__The request__:
Select lines where the word "matplotlib" appears.

"""

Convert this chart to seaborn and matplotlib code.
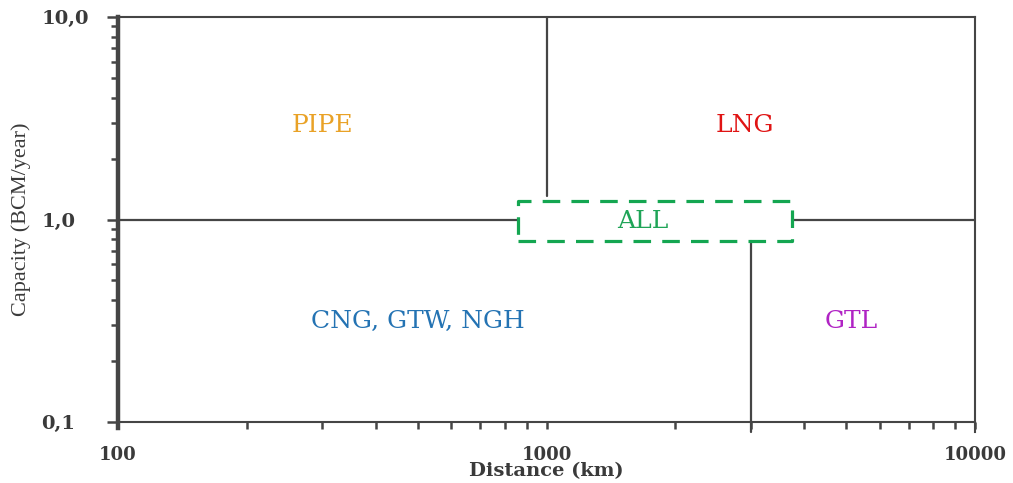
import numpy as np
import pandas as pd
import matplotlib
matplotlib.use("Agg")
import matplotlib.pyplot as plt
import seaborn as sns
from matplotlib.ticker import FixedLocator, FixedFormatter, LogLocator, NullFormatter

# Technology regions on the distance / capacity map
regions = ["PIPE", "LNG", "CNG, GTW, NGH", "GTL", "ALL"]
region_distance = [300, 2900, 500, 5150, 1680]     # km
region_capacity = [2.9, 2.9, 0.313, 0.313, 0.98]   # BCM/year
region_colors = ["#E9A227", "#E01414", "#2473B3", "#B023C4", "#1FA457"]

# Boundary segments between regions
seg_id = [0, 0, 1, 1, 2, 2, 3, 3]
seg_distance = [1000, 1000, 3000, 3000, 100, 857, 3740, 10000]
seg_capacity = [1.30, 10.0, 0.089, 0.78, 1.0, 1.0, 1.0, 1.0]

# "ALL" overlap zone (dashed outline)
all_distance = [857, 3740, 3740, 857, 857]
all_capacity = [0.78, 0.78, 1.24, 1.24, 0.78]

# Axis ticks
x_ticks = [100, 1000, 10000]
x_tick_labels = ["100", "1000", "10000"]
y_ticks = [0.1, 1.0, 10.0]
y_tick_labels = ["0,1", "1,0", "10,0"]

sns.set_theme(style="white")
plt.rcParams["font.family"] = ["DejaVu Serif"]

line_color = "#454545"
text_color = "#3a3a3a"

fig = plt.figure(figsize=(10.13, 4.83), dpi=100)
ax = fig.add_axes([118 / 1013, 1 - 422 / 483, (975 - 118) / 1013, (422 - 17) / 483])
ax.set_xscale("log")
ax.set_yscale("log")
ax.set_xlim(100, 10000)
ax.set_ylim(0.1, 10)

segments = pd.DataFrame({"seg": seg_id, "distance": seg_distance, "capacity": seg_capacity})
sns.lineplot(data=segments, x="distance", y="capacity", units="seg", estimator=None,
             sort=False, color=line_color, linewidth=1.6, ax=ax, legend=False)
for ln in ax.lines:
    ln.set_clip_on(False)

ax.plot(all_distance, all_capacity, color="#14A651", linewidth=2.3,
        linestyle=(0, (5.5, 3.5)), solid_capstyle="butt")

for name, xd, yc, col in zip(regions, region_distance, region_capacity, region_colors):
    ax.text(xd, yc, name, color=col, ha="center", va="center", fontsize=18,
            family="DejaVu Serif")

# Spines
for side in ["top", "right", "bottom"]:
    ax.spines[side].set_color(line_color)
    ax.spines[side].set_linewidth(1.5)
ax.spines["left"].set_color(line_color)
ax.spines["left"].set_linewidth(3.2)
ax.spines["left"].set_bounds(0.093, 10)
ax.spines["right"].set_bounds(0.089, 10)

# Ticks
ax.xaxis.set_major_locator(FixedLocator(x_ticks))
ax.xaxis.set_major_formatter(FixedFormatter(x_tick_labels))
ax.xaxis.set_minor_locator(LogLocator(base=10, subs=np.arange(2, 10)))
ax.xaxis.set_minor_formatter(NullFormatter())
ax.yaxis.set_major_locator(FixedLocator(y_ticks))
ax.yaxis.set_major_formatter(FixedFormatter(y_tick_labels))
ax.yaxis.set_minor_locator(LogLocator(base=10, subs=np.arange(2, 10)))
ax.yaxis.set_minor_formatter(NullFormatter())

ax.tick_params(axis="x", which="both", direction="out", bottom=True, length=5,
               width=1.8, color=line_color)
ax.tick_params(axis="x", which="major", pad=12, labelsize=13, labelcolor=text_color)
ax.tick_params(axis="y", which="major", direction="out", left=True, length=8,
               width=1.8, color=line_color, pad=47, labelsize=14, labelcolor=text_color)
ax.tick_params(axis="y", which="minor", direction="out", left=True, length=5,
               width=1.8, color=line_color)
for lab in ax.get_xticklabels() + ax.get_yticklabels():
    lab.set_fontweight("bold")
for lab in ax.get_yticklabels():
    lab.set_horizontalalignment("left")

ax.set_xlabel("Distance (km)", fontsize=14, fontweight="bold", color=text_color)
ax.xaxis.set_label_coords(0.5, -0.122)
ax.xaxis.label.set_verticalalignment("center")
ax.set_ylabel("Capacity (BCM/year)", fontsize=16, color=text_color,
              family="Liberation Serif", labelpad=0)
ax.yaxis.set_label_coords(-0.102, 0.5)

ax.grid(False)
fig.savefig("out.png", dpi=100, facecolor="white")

"""
"""

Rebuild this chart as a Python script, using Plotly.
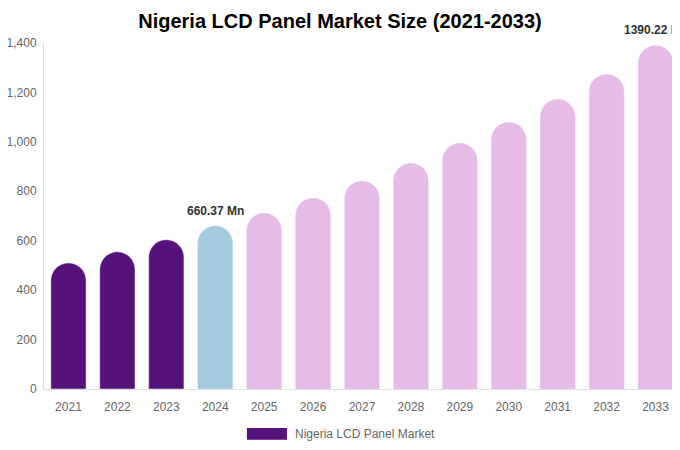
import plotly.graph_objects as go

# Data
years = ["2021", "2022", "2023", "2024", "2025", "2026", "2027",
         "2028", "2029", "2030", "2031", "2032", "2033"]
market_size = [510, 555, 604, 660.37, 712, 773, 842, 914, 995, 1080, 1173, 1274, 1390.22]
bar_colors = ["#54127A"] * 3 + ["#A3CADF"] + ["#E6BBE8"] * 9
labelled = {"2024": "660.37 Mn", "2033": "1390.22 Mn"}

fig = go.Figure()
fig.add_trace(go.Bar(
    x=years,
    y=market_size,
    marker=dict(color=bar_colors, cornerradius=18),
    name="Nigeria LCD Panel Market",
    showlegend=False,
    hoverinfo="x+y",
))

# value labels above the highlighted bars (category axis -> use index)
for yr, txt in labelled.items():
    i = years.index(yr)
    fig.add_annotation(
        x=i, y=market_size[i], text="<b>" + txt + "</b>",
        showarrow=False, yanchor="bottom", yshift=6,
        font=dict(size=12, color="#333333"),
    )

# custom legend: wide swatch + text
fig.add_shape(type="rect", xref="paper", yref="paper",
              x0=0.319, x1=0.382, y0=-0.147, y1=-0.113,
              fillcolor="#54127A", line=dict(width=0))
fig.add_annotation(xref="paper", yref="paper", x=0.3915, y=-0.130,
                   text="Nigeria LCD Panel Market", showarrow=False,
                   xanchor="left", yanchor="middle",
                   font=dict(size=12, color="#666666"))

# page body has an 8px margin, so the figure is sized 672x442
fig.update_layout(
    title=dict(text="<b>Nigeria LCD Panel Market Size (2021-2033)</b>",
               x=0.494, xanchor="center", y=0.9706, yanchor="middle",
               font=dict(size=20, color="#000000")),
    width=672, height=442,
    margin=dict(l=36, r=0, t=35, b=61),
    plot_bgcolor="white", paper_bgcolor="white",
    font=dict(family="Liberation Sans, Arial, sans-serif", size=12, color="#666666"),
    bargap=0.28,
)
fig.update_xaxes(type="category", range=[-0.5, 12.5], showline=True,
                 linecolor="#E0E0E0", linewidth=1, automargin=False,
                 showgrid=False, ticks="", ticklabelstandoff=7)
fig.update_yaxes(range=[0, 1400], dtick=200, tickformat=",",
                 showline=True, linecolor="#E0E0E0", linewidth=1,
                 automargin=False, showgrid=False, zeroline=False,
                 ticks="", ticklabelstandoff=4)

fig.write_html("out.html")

"""
"""

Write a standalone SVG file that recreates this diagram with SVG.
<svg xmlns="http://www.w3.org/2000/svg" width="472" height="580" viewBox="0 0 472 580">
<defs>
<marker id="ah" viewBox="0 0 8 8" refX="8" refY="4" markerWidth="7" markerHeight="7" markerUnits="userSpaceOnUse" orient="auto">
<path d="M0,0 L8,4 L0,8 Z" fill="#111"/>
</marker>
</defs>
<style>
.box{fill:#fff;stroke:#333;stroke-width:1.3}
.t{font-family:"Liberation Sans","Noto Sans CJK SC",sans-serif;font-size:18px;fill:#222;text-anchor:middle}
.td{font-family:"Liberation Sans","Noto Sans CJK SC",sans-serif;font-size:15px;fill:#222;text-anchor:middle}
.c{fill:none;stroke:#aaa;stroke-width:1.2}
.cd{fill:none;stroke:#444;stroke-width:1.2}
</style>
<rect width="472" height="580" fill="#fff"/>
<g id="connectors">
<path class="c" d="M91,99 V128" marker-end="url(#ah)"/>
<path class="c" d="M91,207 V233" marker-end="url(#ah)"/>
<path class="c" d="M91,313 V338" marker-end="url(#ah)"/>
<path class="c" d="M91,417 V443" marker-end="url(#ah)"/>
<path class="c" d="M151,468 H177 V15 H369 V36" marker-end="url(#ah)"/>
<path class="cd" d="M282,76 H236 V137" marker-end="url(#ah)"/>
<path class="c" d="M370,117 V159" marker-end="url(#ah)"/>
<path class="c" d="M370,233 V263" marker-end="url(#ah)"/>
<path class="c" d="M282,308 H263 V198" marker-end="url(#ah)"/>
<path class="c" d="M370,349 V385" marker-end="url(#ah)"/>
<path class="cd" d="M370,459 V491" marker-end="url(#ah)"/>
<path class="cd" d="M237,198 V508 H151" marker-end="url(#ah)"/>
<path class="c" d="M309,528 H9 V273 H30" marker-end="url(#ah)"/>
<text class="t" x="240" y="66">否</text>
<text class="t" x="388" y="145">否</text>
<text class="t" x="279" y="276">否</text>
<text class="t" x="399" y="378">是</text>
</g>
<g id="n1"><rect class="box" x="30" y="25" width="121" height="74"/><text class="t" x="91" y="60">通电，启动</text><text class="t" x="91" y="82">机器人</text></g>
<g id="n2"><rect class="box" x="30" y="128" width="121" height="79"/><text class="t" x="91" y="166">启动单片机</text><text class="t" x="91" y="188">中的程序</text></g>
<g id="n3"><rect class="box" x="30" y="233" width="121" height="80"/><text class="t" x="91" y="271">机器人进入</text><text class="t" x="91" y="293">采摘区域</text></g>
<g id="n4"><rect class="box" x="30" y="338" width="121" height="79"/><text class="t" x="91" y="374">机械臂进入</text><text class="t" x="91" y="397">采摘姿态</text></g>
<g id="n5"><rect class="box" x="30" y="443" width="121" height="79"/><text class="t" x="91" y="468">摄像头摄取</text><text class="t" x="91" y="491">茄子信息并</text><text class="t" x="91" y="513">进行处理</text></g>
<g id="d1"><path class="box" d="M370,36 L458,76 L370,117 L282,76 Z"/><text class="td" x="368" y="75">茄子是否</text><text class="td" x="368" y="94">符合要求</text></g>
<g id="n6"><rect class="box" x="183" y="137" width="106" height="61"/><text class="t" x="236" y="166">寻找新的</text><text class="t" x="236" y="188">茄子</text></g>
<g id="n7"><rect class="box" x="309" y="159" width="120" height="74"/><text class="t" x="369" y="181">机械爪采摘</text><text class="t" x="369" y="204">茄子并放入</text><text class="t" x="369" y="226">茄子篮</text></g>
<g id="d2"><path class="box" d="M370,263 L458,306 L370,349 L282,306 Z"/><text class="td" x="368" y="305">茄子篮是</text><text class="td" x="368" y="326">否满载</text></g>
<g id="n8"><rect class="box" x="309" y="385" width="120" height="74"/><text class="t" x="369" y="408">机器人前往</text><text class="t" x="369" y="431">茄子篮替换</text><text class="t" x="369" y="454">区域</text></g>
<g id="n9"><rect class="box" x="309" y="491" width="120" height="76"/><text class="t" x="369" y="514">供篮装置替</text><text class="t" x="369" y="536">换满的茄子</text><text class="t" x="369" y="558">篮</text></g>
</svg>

"""

__Written answer__:
Convert this chart to seaborn and matplotlib code.
import matplotlib
matplotlib.use("Agg")
import matplotlib.pyplot as plt
from matplotlib.ticker import FixedLocator, FixedFormatter, LogLocator, NullFormatter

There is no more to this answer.